SOURCE EXCERPT
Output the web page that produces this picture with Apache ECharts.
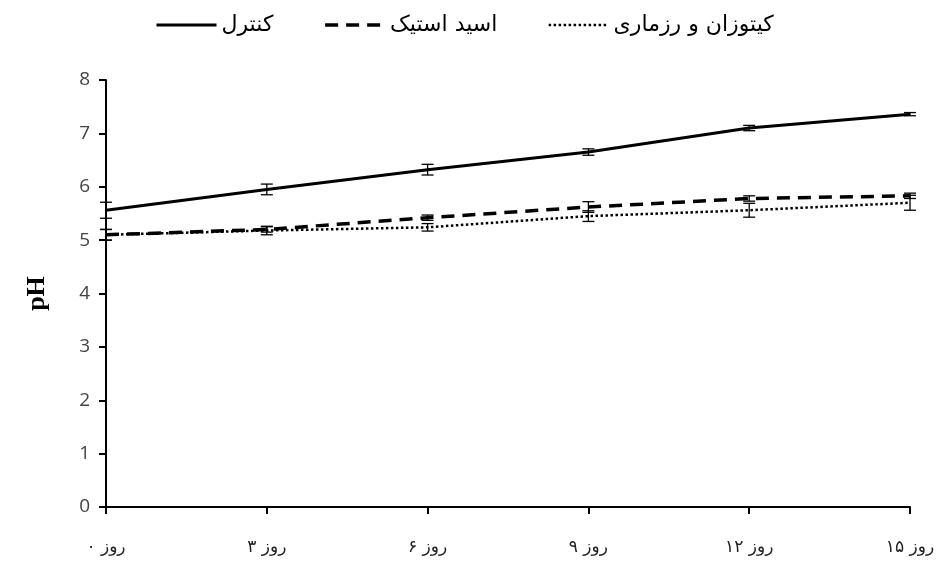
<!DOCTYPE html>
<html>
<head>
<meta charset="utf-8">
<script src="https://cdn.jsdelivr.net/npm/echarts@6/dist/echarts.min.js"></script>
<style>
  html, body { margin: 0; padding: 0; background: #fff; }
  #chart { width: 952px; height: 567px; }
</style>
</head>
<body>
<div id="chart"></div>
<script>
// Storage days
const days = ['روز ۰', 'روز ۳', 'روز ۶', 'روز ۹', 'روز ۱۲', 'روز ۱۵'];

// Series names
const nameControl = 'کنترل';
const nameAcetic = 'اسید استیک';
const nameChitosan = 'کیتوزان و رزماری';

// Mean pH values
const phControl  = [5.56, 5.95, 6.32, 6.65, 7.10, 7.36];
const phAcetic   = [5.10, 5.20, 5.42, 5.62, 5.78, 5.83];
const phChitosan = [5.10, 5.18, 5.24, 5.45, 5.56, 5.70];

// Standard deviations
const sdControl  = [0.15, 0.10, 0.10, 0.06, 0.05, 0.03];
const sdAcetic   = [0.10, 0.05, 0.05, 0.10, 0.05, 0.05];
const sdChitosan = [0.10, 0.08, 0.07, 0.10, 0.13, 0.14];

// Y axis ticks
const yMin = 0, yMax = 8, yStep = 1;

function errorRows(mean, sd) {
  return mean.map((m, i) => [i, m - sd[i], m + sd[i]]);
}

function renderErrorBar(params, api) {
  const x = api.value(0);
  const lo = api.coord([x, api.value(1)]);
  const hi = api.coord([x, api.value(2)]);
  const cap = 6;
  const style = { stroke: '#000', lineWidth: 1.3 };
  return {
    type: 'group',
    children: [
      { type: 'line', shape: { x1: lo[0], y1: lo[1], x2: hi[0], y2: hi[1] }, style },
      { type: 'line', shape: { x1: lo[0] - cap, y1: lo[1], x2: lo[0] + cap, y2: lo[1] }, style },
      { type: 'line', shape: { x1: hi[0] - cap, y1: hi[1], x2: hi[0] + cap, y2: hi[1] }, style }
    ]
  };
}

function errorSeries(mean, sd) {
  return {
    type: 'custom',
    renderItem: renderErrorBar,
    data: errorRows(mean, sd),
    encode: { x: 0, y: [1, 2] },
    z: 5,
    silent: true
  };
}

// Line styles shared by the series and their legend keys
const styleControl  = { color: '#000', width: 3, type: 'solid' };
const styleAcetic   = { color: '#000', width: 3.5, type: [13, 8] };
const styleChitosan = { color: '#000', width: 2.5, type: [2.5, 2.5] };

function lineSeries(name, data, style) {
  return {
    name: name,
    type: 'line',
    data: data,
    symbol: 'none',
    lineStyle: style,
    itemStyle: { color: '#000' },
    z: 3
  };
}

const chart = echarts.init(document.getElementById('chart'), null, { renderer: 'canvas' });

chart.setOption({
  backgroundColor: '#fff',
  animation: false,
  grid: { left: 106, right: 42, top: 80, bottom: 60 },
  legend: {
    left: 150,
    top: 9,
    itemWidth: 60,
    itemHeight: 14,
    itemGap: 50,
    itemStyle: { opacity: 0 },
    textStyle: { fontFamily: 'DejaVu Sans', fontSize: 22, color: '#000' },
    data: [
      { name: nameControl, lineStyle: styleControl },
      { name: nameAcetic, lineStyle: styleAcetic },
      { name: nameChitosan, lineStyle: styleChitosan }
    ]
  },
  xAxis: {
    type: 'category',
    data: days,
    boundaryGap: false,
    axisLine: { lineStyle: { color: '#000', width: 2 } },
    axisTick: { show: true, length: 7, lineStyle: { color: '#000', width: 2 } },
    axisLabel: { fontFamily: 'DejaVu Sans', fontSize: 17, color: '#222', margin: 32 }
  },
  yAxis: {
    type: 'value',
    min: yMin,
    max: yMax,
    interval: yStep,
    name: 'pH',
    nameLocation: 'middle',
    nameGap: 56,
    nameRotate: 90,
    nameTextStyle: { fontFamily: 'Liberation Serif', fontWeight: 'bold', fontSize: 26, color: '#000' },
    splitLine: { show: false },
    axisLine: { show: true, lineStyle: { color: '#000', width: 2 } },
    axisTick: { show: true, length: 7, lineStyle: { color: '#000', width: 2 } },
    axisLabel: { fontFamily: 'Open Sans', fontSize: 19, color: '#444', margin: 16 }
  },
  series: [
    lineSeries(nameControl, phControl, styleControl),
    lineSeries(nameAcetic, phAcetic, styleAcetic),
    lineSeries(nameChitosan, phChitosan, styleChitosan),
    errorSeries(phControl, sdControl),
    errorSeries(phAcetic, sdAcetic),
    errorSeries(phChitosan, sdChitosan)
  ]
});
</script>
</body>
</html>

REQUIRED WORK
Repeat the listing above from its first line through the line that contains "const nameChitosan = 'کیتوزان و رزماری';", both included, and nothing more. Drop the pictures.

OUTPUT BELOW
Output the web page that produces this picture with Apache ECharts.
<!DOCTYPE html>
<html>
<head>
<meta charset="utf-8">
<script src="https://cdn.jsdelivr.net/npm/echarts@6/dist/echarts.min.js"></script>
<style>
  html, body { margin: 0; padding: 0; background: #fff; }
  #chart { width: 952px; height: 567px; }
</style>
</head>
<body>
<div id="chart"></div>
<script>
// Storage days
const days = ['روز ۰', 'روز ۳', 'روز ۶', 'روز ۹', 'روز ۱۲', 'روز ۱۵'];

// Series names
const nameControl = 'کنترل';
const nameAcetic = 'اسید استیک';
const nameChitosan = 'کیتوزان و رزماری';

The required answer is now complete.